* Extracted data *
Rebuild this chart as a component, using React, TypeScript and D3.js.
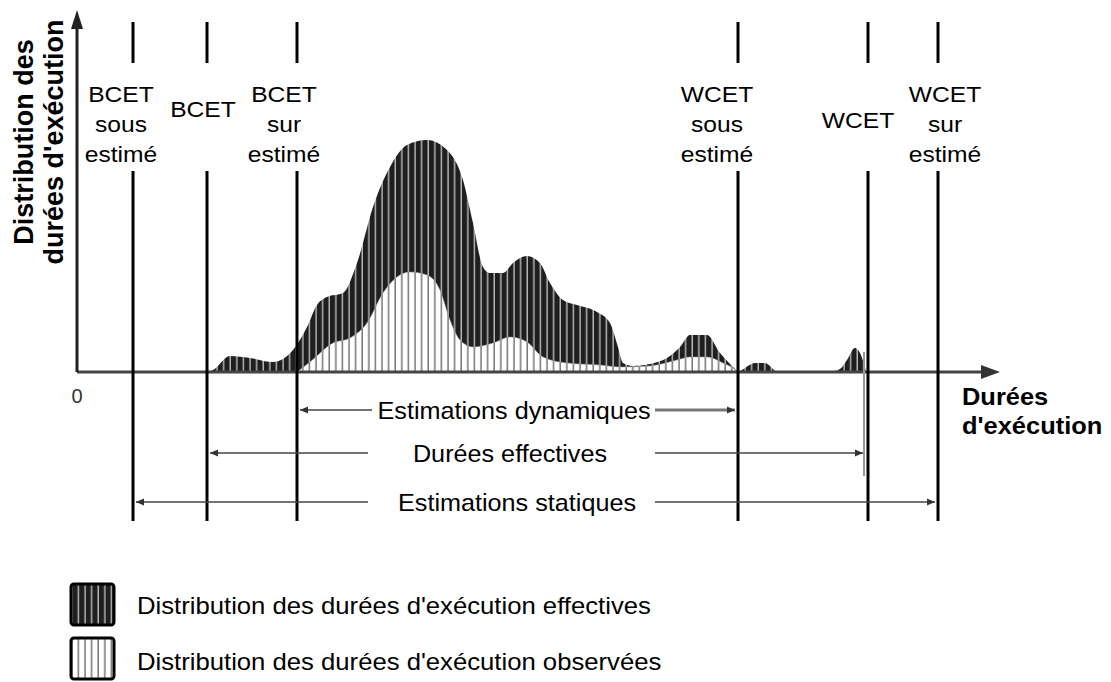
import React from "react";
import * as d3 from "d3";

// Durations (x, arbitrary units) and densities (y, arbitrary units)
const effectiveT = [130, 136, 153, 173, 196, 216, 230, 240, 250, 266, 280, 296, 313, 330, 350, 370, 386, 396, 406, 413, 426, 436, 450, 463, 473, 486, 500, 520, 533, 541, 546, 556, 573, 590, 603, 613, 630, 643, 656, 661];
const effectiveV = [0, 2, 16, 14, 10, 22, 45, 67, 75, 79, 109, 165, 205, 227, 232, 222, 192, 149, 105, 99, 99, 109, 116, 109, 89, 72, 67, 60, 49, 25, 9, 6, 8, 14, 25, 37, 37, 19, 5, 0];
const bump1T = [662, 668, 678, 688, 695, 699];
const bump1V = [0, 4, 9, 9, 4, 0];
const bump2T = [752, 763, 770, 778, 783, 787, 789];
const bump2V = [0, 3, 12, 24, 19, 8, 0];
const observedT = [220, 233, 256, 273, 290, 306, 320, 333, 350, 363, 373, 383, 396, 416, 433, 450, 466, 490, 523, 543, 573, 600, 613, 630, 646, 656, 661];
const observedV = [0, 10, 29, 34, 49, 79, 95, 100, 97, 82, 52, 32, 25, 29, 35, 30, 15, 9, 7, 5, 6, 12, 15, 15, 9, 4, 0];

const markerT = [56, 130, 220, 661, 791, 861];
const markerLabels = [
  ["BCET", "sous", "estimé"],
  ["BCET"],
  ["BCET", "sur", "estimé"],
  ["WCET", "sous", "estimé"],
  ["WCET"],
  ["WCET", "sur", "estimé"],
];
const labelOffsets = [-12, -4, -13, -21, -10, 7];

const rangeLabels = ["Estimations dynamiques", "Durées effectives", "Estimations statiques"];
const rangeFrom = [220, 130, 56];
const rangeTo = [661, 789, 861];

const legendLabels = [
  "Distribution des durées d'exécution effectives",
  "Distribution des durées d'exécution observées",
];

const W = 1111;
const H = 682;
const FONT = "'Liberation Sans', Arial, sans-serif";

function SText(props: {
  x: number; y: number; sx?: number; size: number; anchor?: string; bold?: boolean; fill?: string; children: React.ReactNode;
}) {
  const { x, y, sx = 1, size, anchor = "start", bold, fill = "#000", children } = props;
  return (
    <text
      transform={`translate(${x},${y}) scale(${sx},1)`}
      fontFamily={FONT}
      fontSize={size}
      fontWeight={bold ? "bold" : "normal"}
      textAnchor={anchor}
      fill={fill}
    >
      {children}
    </text>
  );
}

export default function App() {
  const x = d3.scaleLinear().domain([0, 923]).range([77, 1000]);
  const y = d3.scaleLinear().domain([0, 240]).range([372, 132]);

  const area = (ts: number[], vs: number[]) =>
    d3
      .area<number>()
      .x((_, i) => x(ts[i]))
      .y0(y(0))
      .y1((_, i) => y(vs[i]))
      .curve(d3.curveMonotoneX)(vs) || "";

  const rowY = [410, 453, 502];
  const labelLineY = [102, 132, 162];
  const singleY = [0, 117, 0, 0, 128, 0];
  // gaps around the range texts
  const gapL = [372, 368, 368];
  const gapR = [655, 655, 655];
  const textCx = [514, 510, 517];

  const arrowHead = (xt: number, yy: number, dir: number) =>
    `M${xt},${yy} L${xt + dir * 8},${yy - 3.5} L${xt + dir * 8},${yy + 3.5} Z`;

  return (
    <svg width={W} height={H} style={{ display: "block", position: "absolute", left: 0, top: 0, background: "#fff" }}>
      <defs>
        <pattern id="darkP" patternUnits="userSpaceOnUse" width={6.6} height={10}>
          <rect width={6.6} height={10} fill="#1f1f1f" />
          <rect x={5.2} width={1.3} height={10} fill="#c8c8c8" />
        </pattern>
        <pattern id="lightP" patternUnits="userSpaceOnUse" width={6.6} height={10}>
          <rect width={6.6} height={10} fill="#fff" />
          <rect x={5.2} width={1.2} height={10} fill="#555" />
        </pattern>
      </defs>

      {/* distributions */}
      <path d={area(effectiveT, effectiveV)} fill="url(#darkP)" />
      <path d={area(bump1T, bump1V)} fill="url(#darkP)" />
      <path d={area(bump2T, bump2V)} fill="url(#darkP)" />
      <path d={area(observedT, observedV)} fill="url(#lightP)" stroke="#999" strokeWidth={0.5} />

      {/* axes */}
      <line x1={x(0)} y1={y(0)} x2={x(910)} y2={y(0)} stroke="#444" strokeWidth={3} />
      <path d={`M${x(923)},${y(0)} L${x(904)},${y(0) - 7} L${x(904)},${y(0) + 7} Z`} fill="#333" />
      <line x1={x(0)} y1={y(0)} x2={x(0)} y2={24} stroke="#222" strokeWidth={3} />
      <path d={`M${x(0)},10 L${x(0) - 6},29 L${x(0) + 6},29 Z`} fill="#222" />

      {/* marker lines */}
      {markerT.map((t, i) => (
        <g key={i}>
          <line x1={x(t)} x2={x(t)} y1={22} y2={63} stroke="#000" strokeWidth={3} />
          <line x1={x(t)} x2={x(t)} y1={171} y2={521} stroke="#000" strokeWidth={3} />
        </g>
      ))}
      <line x1={x(789) - 2} x2={x(789) - 2} y1={352} y2={476} stroke="#999" strokeWidth={2} />

      {/* marker labels */}
      {markerLabels.map((lines, i) =>
        lines.map((l, j) => (
          <SText key={`${i}-${j}`} x={x(markerT[i]) + labelOffsets[i]} y={lines.length === 1 ? singleY[i] : labelLineY[j]} size={22} sx={1.12} anchor="middle">
            {l}
          </SText>
        ))
      )}

      {/* range arrows */}
      {rangeLabels.map((lab, i) => {
        const x1 = x(rangeFrom[i]) + 3;
        const x2 = x(rangeTo[i]) - 3;
        return (
          <g key={i}>
            <line x1={x1} x2={gapL[i]} y1={rowY[i]} y2={rowY[i]} stroke="#444" strokeWidth={1.5} />
            <line x1={gapR[i]} x2={x2} y1={rowY[i]} y2={rowY[i]} stroke={i === 0 ? "#777" : "#444"} strokeWidth={i === 0 ? 3 : 1.5} />
            <path d={arrowHead(x1, rowY[i], 1)} fill="#333" />
            <path d={arrowHead(x2, rowY[i], -1)} fill="#333" />
            <SText x={textCx[i]} y={rowY[i] + 9} size={24} sx={1.05} anchor="middle">
              {lab}
            </SText>
          </g>
        );
      })}

      {/* axis labels */}
      <text x={77} y={403} fontFamily={FONT} fontSize={20} textAnchor="middle" fill="#333">0</text>
      <SText x={962} y={405} size={24} sx={1.06} bold>Durées</SText>
      <SText x={962} y={434} size={24} sx={1.06} bold>d'exécution</SText>
      <text transform="translate(0,142) rotate(-90)" fontFamily={FONT} fontSize={27} fontWeight="bold" textAnchor="middle" fill="#000">
        <tspan x={0} y={33}>Distribution des</tspan>
        <tspan x={0} y={63}>durées d'exécution</tspan>
      </text>

      {/* legend */}
      {legendLabels.map((lab, i) => (
        <g key={i}>
          <rect x={71} y={584 + i * 54} width={43} height={41} rx={3} fill={i === 0 ? "url(#darkP)" : "url(#lightP)"} stroke="#000" strokeWidth={3} />
          <SText x={137} y={614 + i * 56} size={24} sx={1.07}>{lab}</SText>
        </g>
      ))}
    </svg>
  );
}
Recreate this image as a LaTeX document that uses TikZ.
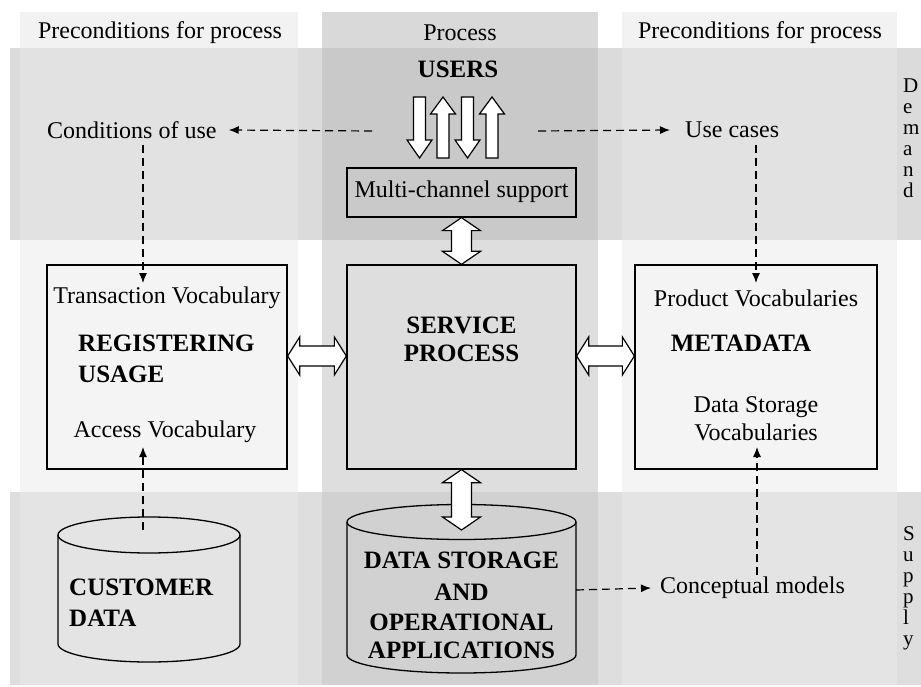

* Task to carry out *
Return the material line for line, from its beginning to the line that contains "import * as", with the pictures left out.

* Completed exercise *
Rebuild this chart as a component, using React, TypeScript and D3.js.
import React from "react";
import * as d3 from "d3";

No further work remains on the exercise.